## INFORMATION SHOWN
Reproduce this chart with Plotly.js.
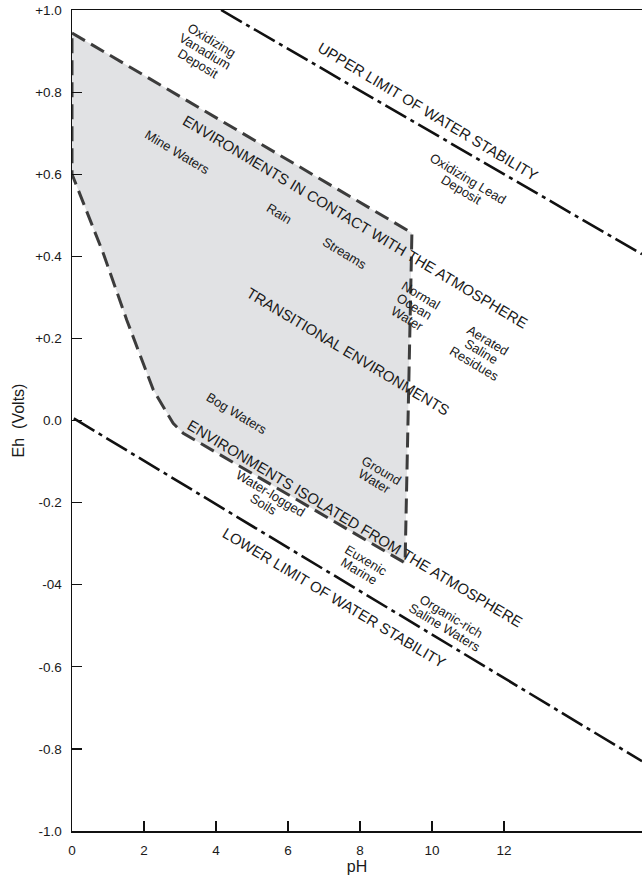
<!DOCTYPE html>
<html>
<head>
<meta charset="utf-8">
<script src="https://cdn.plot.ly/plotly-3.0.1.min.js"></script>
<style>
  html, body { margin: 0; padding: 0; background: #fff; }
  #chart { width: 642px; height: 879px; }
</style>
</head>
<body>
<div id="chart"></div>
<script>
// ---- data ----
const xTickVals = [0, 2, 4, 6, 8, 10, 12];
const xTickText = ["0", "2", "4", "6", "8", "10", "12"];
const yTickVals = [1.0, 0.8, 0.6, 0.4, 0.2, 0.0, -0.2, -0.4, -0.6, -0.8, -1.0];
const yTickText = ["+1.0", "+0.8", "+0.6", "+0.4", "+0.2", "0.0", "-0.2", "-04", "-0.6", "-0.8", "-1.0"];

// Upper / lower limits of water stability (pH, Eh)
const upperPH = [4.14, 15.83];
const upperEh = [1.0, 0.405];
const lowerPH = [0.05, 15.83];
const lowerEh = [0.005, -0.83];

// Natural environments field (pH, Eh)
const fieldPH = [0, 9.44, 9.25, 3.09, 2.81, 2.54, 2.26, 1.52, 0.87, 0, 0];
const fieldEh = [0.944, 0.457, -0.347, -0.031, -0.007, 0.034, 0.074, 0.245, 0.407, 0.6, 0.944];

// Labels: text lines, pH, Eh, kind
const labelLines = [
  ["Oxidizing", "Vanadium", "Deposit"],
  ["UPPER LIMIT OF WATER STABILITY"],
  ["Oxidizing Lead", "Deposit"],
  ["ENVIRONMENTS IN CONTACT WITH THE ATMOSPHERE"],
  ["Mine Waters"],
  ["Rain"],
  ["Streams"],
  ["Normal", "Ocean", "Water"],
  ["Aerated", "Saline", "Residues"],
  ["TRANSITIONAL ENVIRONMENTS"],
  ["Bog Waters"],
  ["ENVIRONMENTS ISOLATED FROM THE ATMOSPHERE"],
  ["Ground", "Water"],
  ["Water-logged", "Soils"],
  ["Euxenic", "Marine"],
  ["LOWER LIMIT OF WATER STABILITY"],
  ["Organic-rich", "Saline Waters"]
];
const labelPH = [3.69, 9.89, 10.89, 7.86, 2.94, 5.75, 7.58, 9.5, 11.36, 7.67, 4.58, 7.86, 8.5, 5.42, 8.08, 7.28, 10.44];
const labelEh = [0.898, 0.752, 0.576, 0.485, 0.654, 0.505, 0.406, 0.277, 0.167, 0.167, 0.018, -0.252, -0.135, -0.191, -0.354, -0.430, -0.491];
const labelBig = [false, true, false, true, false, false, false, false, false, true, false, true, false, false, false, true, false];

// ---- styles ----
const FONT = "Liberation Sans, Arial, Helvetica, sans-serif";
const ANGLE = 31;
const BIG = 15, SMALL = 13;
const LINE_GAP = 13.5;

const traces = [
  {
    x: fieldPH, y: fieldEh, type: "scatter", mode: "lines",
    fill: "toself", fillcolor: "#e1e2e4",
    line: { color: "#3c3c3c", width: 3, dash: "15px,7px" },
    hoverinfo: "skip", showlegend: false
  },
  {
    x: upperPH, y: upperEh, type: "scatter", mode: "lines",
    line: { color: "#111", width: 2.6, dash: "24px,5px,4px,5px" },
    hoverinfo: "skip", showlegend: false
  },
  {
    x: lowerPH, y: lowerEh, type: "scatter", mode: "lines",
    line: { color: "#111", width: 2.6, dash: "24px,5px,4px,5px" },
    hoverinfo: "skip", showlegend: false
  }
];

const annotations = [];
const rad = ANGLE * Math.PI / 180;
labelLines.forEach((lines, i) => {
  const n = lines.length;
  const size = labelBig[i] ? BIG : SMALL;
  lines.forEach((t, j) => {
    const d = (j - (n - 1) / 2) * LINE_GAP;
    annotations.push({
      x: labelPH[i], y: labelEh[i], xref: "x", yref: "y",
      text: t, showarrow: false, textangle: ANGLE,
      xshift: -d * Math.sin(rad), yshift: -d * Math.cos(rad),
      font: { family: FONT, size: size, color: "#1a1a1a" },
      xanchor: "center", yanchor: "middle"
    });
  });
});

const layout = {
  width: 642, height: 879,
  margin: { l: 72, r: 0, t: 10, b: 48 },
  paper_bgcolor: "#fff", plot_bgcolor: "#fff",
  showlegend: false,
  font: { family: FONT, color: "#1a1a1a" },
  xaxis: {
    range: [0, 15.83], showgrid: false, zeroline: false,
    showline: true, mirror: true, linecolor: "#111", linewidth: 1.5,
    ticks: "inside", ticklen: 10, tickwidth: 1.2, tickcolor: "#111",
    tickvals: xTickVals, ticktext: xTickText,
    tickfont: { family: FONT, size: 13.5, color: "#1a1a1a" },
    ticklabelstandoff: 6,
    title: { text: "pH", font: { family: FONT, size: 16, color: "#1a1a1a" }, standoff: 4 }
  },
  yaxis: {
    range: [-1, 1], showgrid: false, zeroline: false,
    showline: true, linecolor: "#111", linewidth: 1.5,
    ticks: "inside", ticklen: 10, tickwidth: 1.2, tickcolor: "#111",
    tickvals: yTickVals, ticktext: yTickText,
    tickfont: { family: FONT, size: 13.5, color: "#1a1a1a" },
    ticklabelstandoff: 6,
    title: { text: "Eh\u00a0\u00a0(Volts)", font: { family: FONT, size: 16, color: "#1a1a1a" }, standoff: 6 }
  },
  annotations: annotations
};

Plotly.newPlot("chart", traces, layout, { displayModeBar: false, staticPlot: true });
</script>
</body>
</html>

## REQUIRED TASK
Omit the pictures and give the material again, exactly and in full.

## PROBLEM SOLUTION
Reproduce this chart with Plotly.js.
<!DOCTYPE html>
<html>
<head>
<meta charset="utf-8">
<script src="https://cdn.plot.ly/plotly-3.0.1.min.js"></script>
<style>
  html, body { margin: 0; padding: 0; background: #fff; }
  #chart { width: 642px; height: 879px; }
</style>
</head>
<body>
<div id="chart"></div>
<script>
// ---- data ----
const xTickVals = [0, 2, 4, 6, 8, 10, 12];
const xTickText = ["0", "2", "4", "6", "8", "10", "12"];
const yTickVals = [1.0, 0.8, 0.6, 0.4, 0.2, 0.0, -0.2, -0.4, -0.6, -0.8, -1.0];
const yTickText = ["+1.0", "+0.8", "+0.6", "+0.4", "+0.2", "0.0", "-0.2", "-04", "-0.6", "-0.8", "-1.0"];

// Upper / lower limits of water stability (pH, Eh)
const upperPH = [4.14, 15.83];
const upperEh = [1.0, 0.405];
const lowerPH = [0.05, 15.83];
const lowerEh = [0.005, -0.83];

// Natural environments field (pH, Eh)
const fieldPH = [0, 9.44, 9.25, 3.09, 2.81, 2.54, 2.26, 1.52, 0.87, 0, 0];
const fieldEh = [0.944, 0.457, -0.347, -0.031, -0.007, 0.034, 0.074, 0.245, 0.407, 0.6, 0.944];

// Labels: text lines, pH, Eh, kind
const labelLines = [
  ["Oxidizing", "Vanadium", "Deposit"],
  ["UPPER LIMIT OF WATER STABILITY"],
  ["Oxidizing Lead", "Deposit"],
  ["ENVIRONMENTS IN CONTACT WITH THE ATMOSPHERE"],
  ["Mine Waters"],
  ["Rain"],
  ["Streams"],
  ["Normal", "Ocean", "Water"],
  ["Aerated", "Saline", "Residues"],
  ["TRANSITIONAL ENVIRONMENTS"],
  ["Bog Waters"],
  ["ENVIRONMENTS ISOLATED FROM THE ATMOSPHERE"],
  ["Ground", "Water"],
  ["Water-logged", "Soils"],
  ["Euxenic", "Marine"],
  ["LOWER LIMIT OF WATER STABILITY"],
  ["Organic-rich", "Saline Waters"]
];
const labelPH = [3.69, 9.89, 10.89, 7.86, 2.94, 5.75, 7.58, 9.5, 11.36, 7.67, 4.58, 7.86, 8.5, 5.42, 8.08, 7.28, 10.44];
const labelEh = [0.898, 0.752, 0.576, 0.485, 0.654, 0.505, 0.406, 0.277, 0.167, 0.167, 0.018, -0.252, -0.135, -0.191, -0.354, -0.430, -0.491];
const labelBig = [false, true, false, true, false, false, false, false, false, true, false, true, false, false, false, true, false];

// ---- styles ----
const FONT = "Liberation Sans, Arial, Helvetica, sans-serif";
const ANGLE = 31;
const BIG = 15, SMALL = 13;
const LINE_GAP = 13.5;

const traces = [
  {
    x: fieldPH, y: fieldEh, type: "scatter", mode: "lines",
    fill: "toself", fillcolor: "#e1e2e4",
    line: { color: "#3c3c3c", width: 3, dash: "15px,7px" },
    hoverinfo: "skip", showlegend: false
  },
  {
    x: upperPH, y: upperEh, type: "scatter", mode: "lines",
    line: { color: "#111", width: 2.6, dash: "24px,5px,4px,5px" },
    hoverinfo: "skip", showlegend: false
  },
  {
    x: lowerPH, y: lowerEh, type: "scatter", mode: "lines",
    line: { color: "#111", width: 2.6, dash: "24px,5px,4px,5px" },
    hoverinfo: "skip", showlegend: false
  }
];

const annotations = [];
const rad = ANGLE * Math.PI / 180;
labelLines.forEach((lines, i) => {
  const n = lines.length;
  const size = labelBig[i] ? BIG : SMALL;
  lines.forEach((t, j) => {
    const d = (j - (n - 1) / 2) * LINE_GAP;
    annotations.push({
      x: labelPH[i], y: labelEh[i], xref: "x", yref: "y",
      text: t, showarrow: false, textangle: ANGLE,
      xshift: -d * Math.sin(rad), yshift: -d * Math.cos(rad),
      font: { family: FONT, size: size, color: "#1a1a1a" },
      xanchor: "center", yanchor: "middle"
    });
  });
});

const layout = {
  width: 642, height: 879,
  margin: { l: 72, r: 0, t: 10, b: 48 },
  paper_bgcolor: "#fff", plot_bgcolor: "#fff",
  showlegend: false,
  font: { family: FONT, color: "#1a1a1a" },
  xaxis: {
    range: [0, 15.83], showgrid: false, zeroline: false,
    showline: true, mirror: true, linecolor: "#111", linewidth: 1.5,
    ticks: "inside", ticklen: 10, tickwidth: 1.2, tickcolor: "#111",
    tickvals: xTickVals, ticktext: xTickText,
    tickfont: { family: FONT, size: 13.5, color: "#1a1a1a" },
    ticklabelstandoff: 6,
    title: { text: "pH", font: { family: FONT, size: 16, color: "#1a1a1a" }, standoff: 4 }
  },
  yaxis: {
    range: [-1, 1], showgrid: false, zeroline: false,
    showline: true, linecolor: "#111", linewidth: 1.5,
    ticks: "inside", ticklen: 10, tickwidth: 1.2, tickcolor: "#111",
    tickvals: yTickVals, ticktext: yTickText,
    tickfont: { family: FONT, size: 13.5, color: "#1a1a1a" },
    ticklabelstandoff: 6,
    title: { text: "Eh\u00a0\u00a0(Volts)", font: { family: FONT, size: 16, color: "#1a1a1a" }, standoff: 6 }
  },
  annotations: annotations
};

Plotly.newPlot("chart", traces, layout, { displayModeBar: false, staticPlot: true });
</script>
</body>
</html>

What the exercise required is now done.